One more time, I want to state that strong female characters in anime and manga definitely do exist and in large numbers. If asked, I can even start listing them off, but the important thing to take away here is that you simply have to look in the right places with the right mindset.

The Bishounen and the Trap

The Speakeasy Podcast recently released their 4th episode, wherein they talk about the “bishounen,” and all of the celebration and agony that comes from putting some eye candy for girls into anime that are traditionally considered “for guys.”

For those unfamiliar, the term bishounen literally means “beautiful boy,” and refers to characters in manga, especially shoujo manga, who are beautiful and effeminate. In being pretty, bishounen in turn violate the unwritten rules of Acceptable Beauty in a Man, where guys are allowed to look good, but only in a way that reaffirms heterosexuality by having them conform to the male view of what a lady killer is supposed to look like.

Simply put, bishounen threaten masculinity and make guys uncomfortable. But the “threat” of bishounen isn’t simply in their looks, but in their very presence, and to get to the real heart of the problem, we have to take a look at a very similar concept which also holds some very profound differences: the trap.

The origin of the term “trap,” as it’s used by English-speaking anime fans, refers to the idea that a male viewer is “tricked” into being attracted to what he thinks is a very attractive lady, only to find out that the character actually has a Y-chromosome. In some cases, it works so effectively that some will say that liking traps is still not considered “gay,” because the character is so effeminate that all they’re doing is appealing to a heterosexual man’s natural desires using the power of artistic expression.

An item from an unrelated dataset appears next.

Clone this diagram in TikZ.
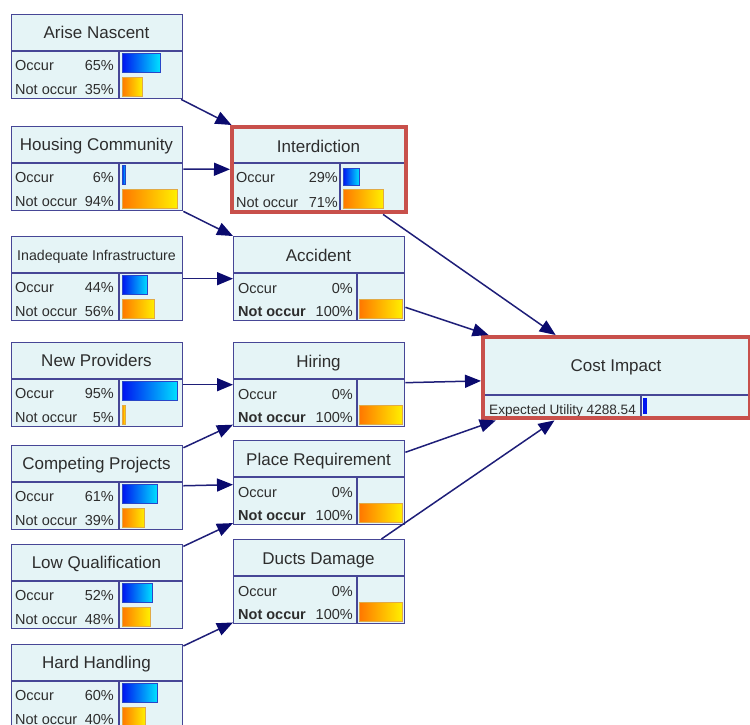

Now what’s really interesting is that in some cases you’ll find examples of guys who love traps but hate bishounen. At first, it can appear to be a contradiction, but there’s a fundamental difference at work here: bishounen are designed to appeal to girls, while traps are designed to appeal to guys.

Of course I’m aware that there are plenty of guys who decry the presence of traps just as much as they do bishounen, guys who believe that both the moe fan and the fujoshi are killing anime. But I really believe that the thin line between bishounen and trap reveals the truth, and that it all comes down to fear.

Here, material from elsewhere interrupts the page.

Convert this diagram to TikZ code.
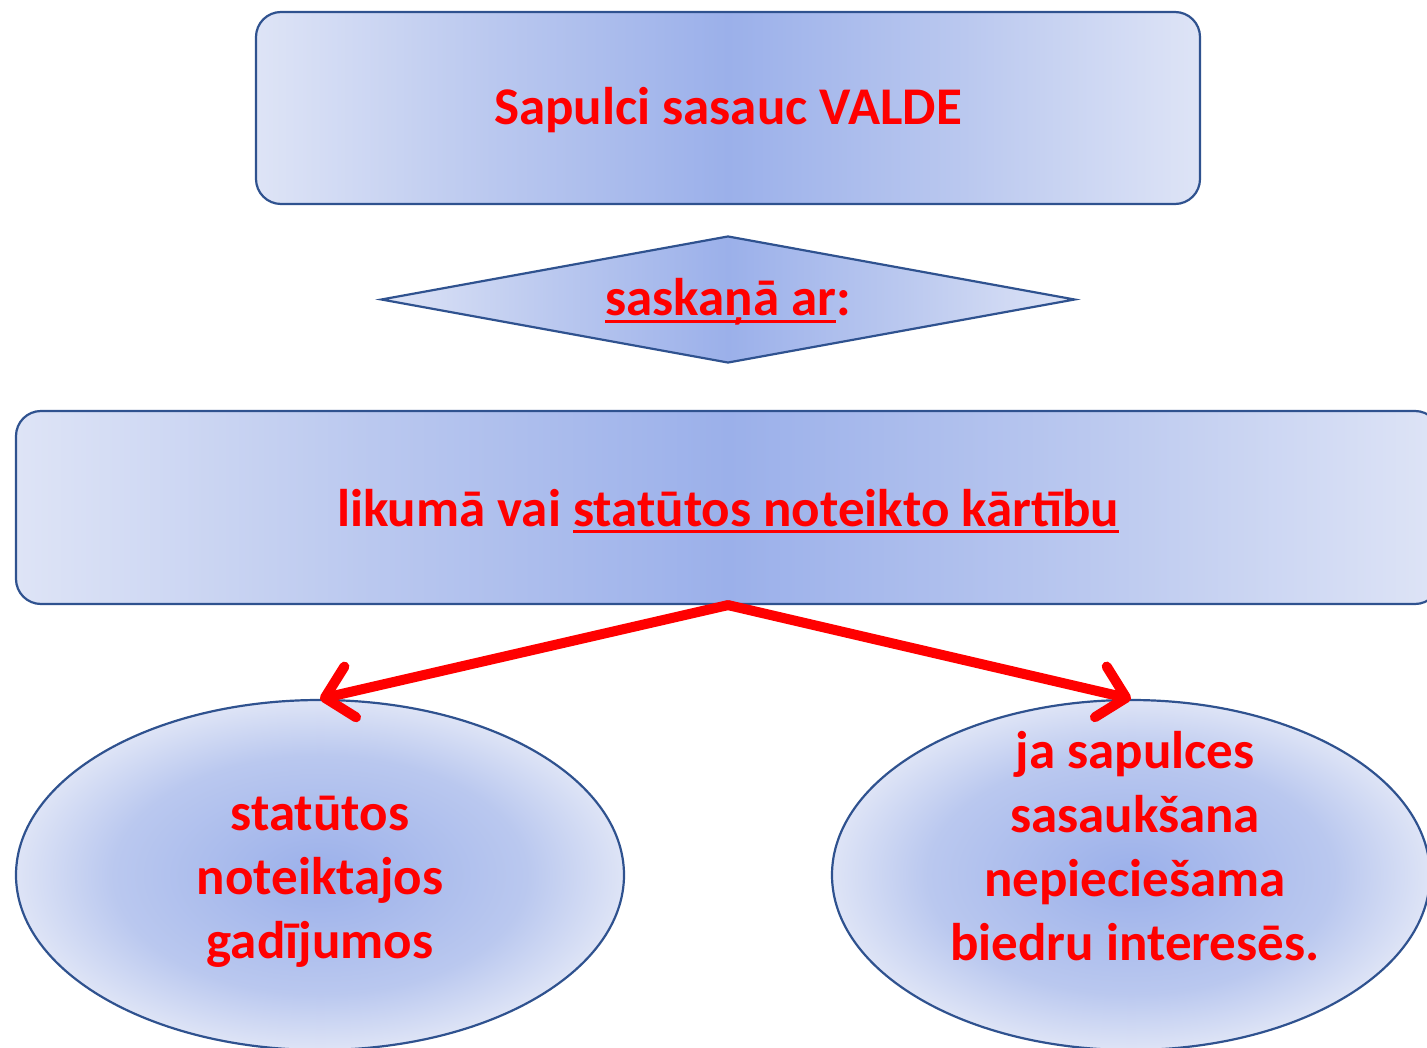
\documentclass[tikz,border=0pt]{standalone}
\usepackage{fontspec}
\setmainfont{Carlito}
\usetikzlibrary{shapes.geometric,arrows.meta}
\definecolor{shin}{RGB}{155,176,234}
\definecolor{shmid}{RGB}{186,200,239}
\definecolor{shout}{RGB}{222,228,246}
\definecolor{bord}{RGB}{47,82,143}
\definecolor{txtred}{RGB}{255,0,0}
\pgfdeclarehorizontalshading{hband}{100bp}{color(0bp)=(shout); color(25bp)=(shout); color(37.5bp)=(shmid); color(50bp)=(shin); color(62.5bp)=(shmid); color(75bp)=(shout); color(100bp)=(shout)}
\pgfdeclareradialshading{rglow}{\pgfpoint{0bp}{0bp}}{color(0bp)=(shin); color(17bp)=(shmid); color(25bp)=(shout); color(50bp)=(shout)}
\newcommand{\ulx}[1]{\leavevmode\setbox0=\hbox{#1}\rlap{\rule[-7pt]{\wd0}{3pt}}\box0}
\begin{document}
\begin{tikzpicture}[x=1pt,y=-1pt,
  shapebox/.style={draw=bord, line width=2.2pt},
  rbox/.style={shapebox, shading=hband, rectangle, rounded corners=25pt, inner sep=0pt},
  ebox/.style={shapebox, shading=rglow, ellipse, inner sep=0pt},
  lbl/.style={text=txtred, font=\fontsize{53}{64}\selectfont\bfseries, align=center},
  redarrow/.style={draw=txtred, line width=10pt, line cap=round,
    -{Straight Barb[length=26pt, width=52pt, line cap=round, line join=round]}}]
\useasboundingbox (0,0) rectangle (1427,1048);
\clip (0,0) rectangle (1427,1048);
\node[rbox, minimum width=944pt, minimum height=192pt] (top) at (728,108) {};
\node[lbl] (toptxt) at (728,110) {Sapulci sasauc VALDE};
\node[shapebox, shading=hband, diamond, inner sep=0pt, minimum width=694pt, minimum height=127pt, aspect=5.46] (dia) at (728,299.5) {};
\node[lbl] (diatxt) at (728,302) {\ulx{saskaņā ar}:};
\node[rbox, minimum width=1424pt, minimum height=193pt] (mid) at (728,507.5) {};
\node[lbl] (midtxt) at (728,511) {likumā vai \ulx{statūtos noteikto kārtību}};
\node[ebox, minimum width=608pt, minimum height=350pt] (left) at (320,875) {};
\node[lbl] (lefttxt) at (320,882) {statūtos\\noteiktajos\\gadījumos};
\node[ebox, minimum width=598pt, minimum height=350pt] (right) at (1131,875) {};
\node[lbl] (righttxt) at (1135,846) {ja sapulces\\sasaukšana\\nepieciešama\\biedru interesēs.};
\draw[redarrow] (mid.south) -- (left.north);
\draw[redarrow] (mid.south) -- (right.north);
\end{tikzpicture}
\end{document}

Guys who lament the presence of bishounen are not as threatened by their good looks as they are the idea that the presence of bishounen means that guy-oriented anime will suffer in some capacity. When the bishounen talks, this is what they hear coming out of their mouths.

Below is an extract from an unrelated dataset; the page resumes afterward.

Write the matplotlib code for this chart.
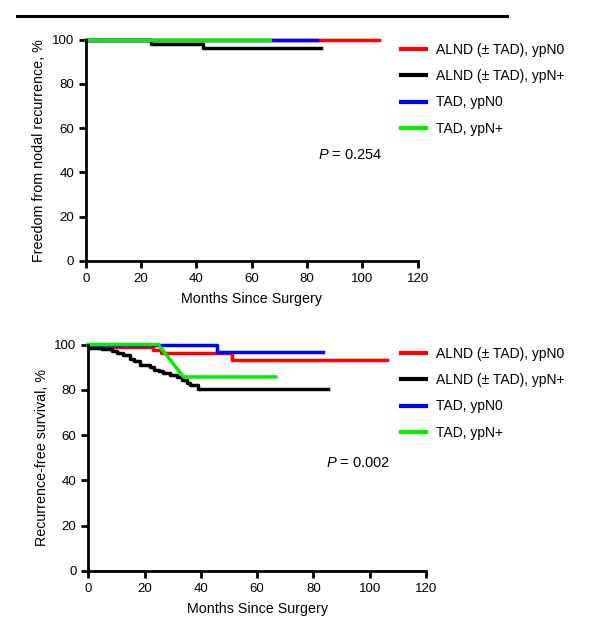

“These character designs are not for you.”

“We’re doing things to actively appeal to people that aren’t you.”

It’s the fear that girls will latch onto a show just for the hot guys and will ignore all of the deep and wonderful story that’s actually there and will refer to the guys as “bishies” and debate the degree to which they would “glomp” them. It’s the fear that anime which would have had excellent story and setting might end up being aborted half-way and turned into a hideous carbunkle that sacrificed its potential for greatness for scenes involving with male beauty, angst, and sparkling moonlight.

The truth of this matter is actually stated in the Speakeasy podcast: anime, in some capacity has always made attempts to appeal to girls, even in that most manly of genres, the giant robot anime. The original fans of Mobile Suit Gundam were actually mostly female. UFO Robo Grendizer found a female fanbase as well, because of some of the romance elements in the story, as well as the presence of strong female characters. Even Gowapper 5 Godam tried to appeal to girls by being the first giant robot series to have a girl as the main character. They may have been a secondary audience to the boys buying action figures, but when it comes down to it, what’s wrong with having an audience that’s 50% female?